-------- Raw data --------

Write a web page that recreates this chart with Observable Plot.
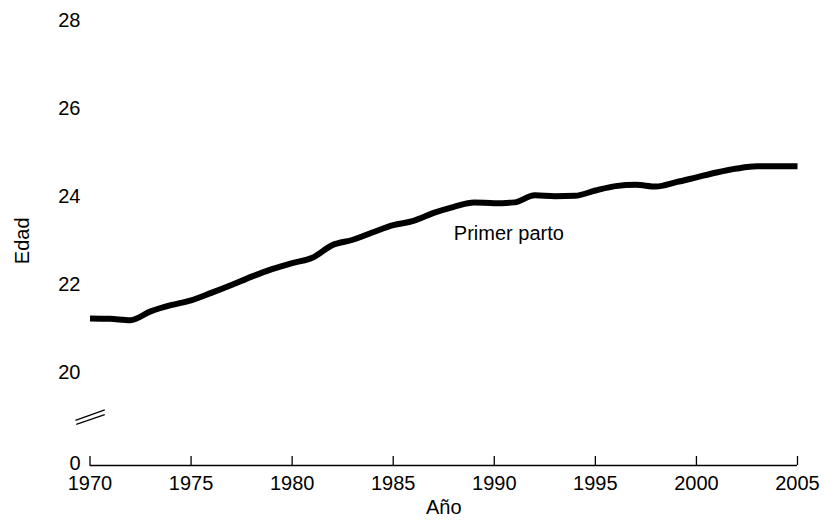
<!DOCTYPE html>
<html><head><meta charset="utf-8">
<script src="https://cdn.jsdelivr.net/npm/d3@7"></script>
<script src="https://cdn.jsdelivr.net/npm/@observablehq/plot@0.6"></script>
<style>html,body{margin:0;padding:0;background:#fff} svg{display:block}</style>
</head><body><div id="chart"></div>
<script>
const years = [1970,1971,1972,1973,1974,1975,1976,1977,1978,1979,1980,1981,1982,1983,1984,1985,1986,1987,1988,1989,1990,1991,1992,1993,1994,1995,1996,1997,1998,1999,2000,2001,2002,2003,2004,2005];
const ages = [21.26,21.25,21.22,21.42,21.56,21.67,21.84,22.02,22.21,22.38,22.52,22.64,22.93,23.05,23.22,23.38,23.48,23.66,23.80,23.90,23.88,23.90,24.06,24.04,24.05,24.17,24.27,24.30,24.26,24.36,24.47,24.58,24.67,24.72,24.72,24.72];
const xTicks = [1970,1975,1980,1985,1990,1995,2000,2005];
const yTicks = [0,20,22,24,26,28];
const yBreakAt = 18.5;
const yMax = 28;
const breakMarks = [
  {x1:1969.28,y1:18.94,x2:1970.73,y2:19.18},
  {x1:1969.32,y1:18.85,x2:1970.73,y2:19.07}
];
const seriesLabels = [{year:1988.0, age:23.2, text:"Primer parto"}];
const xLabel = "Año";
const yLabel = "Edad";

// layout
const W=838, H=526, mL=89.5, mR=41, mT=21.7, mB=61;
const pxPerUnit = 43.95;       // pixels per year of age above the break
const brokenPx = 25.8;         // pixels used by 0..yBreakAt below the break
const k = brokenPx / (yBreakAt * pxPerUnit);
// broken-axis mapping: compress 0..yBreakAt into a short stretch
const f = v => v >= yBreakAt ? v : yBreakAt - (yBreakAt - v) * k;
const finv = u => u >= yBreakAt ? u : yBreakAt - (yBreakAt - u) / k;
const y0 = f(0);
const tickLen = 9;

const data = years.map((year,i)=>({year, age:ages[i]}));

const chart = Plot.plot({
  width: W, height: H,
  marginLeft: mL, marginRight: mR, marginTop: mT, marginBottom: mB,
  style: {fontFamily: "'Liberation Sans', Arial, Helvetica, sans-serif", fontSize: "20px", color: "#000", background: "#fff", overflow: "visible"},
  x: {domain: [1970, 2005]},
  y: {domain: [y0, yMax]},
  marks: [
    Plot.ruleY([y0], {stroke: "#000", strokeWidth: 1.3}),
    Plot.ruleX(xTicks, {x: d => d, y1: y0, y2: y0 + tickLen / pxPerUnit, stroke: "#000", strokeWidth: 1.3}),
    Plot.axisX({ticks: xTicks, tickFormat: d => String(d), tickSize: 0, tickPadding: 10, label: null}),
    Plot.axisY({ticks: yTicks.map(f), tickFormat: u => String(Math.round(finv(u))), tickSize: 0, tickPadding: 9.5, dy: -1.5, label: null}),
    Plot.link(breakMarks, {x1:"x1", y1: d => f(d.y1), x2:"x2", y2: d => f(d.y2), stroke: "#000", strokeWidth: 1.2, clip: false}),
    Plot.line(data, {x: "year", y: d => f(d.age), stroke: "#000", strokeWidth: 6, strokeLinejoin: "round", strokeLinecap: "butt", curve: "monotone-x"}),
    Plot.text(seriesLabels, {x: "year", y: d => f(d.age), text: "text", textAnchor: "start", fill: "#000"}),
    Plot.text([xLabel], {frameAnchor: "bottom", lineAnchor: "middle", dy: 42, fill: "#000"}),
    Plot.text([yLabel], {frameAnchor: "left", textAnchor: "middle", lineAnchor: "middle", rotate: -90, dx: -67, dy: -3, fill: "#000"})
  ]
});
document.getElementById("chart").appendChild(chart);
</script>
</body></html>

--------

- [Prompt]:
Gather every line containing the word "chart" and copy it.

- [Answer to this exercise]:
Write a web page that recreates this chart with Observable Plot.
</head><body><div id="chart"></div>
const chart = Plot.plot({
document.getElementById("chart").appendChild(chart);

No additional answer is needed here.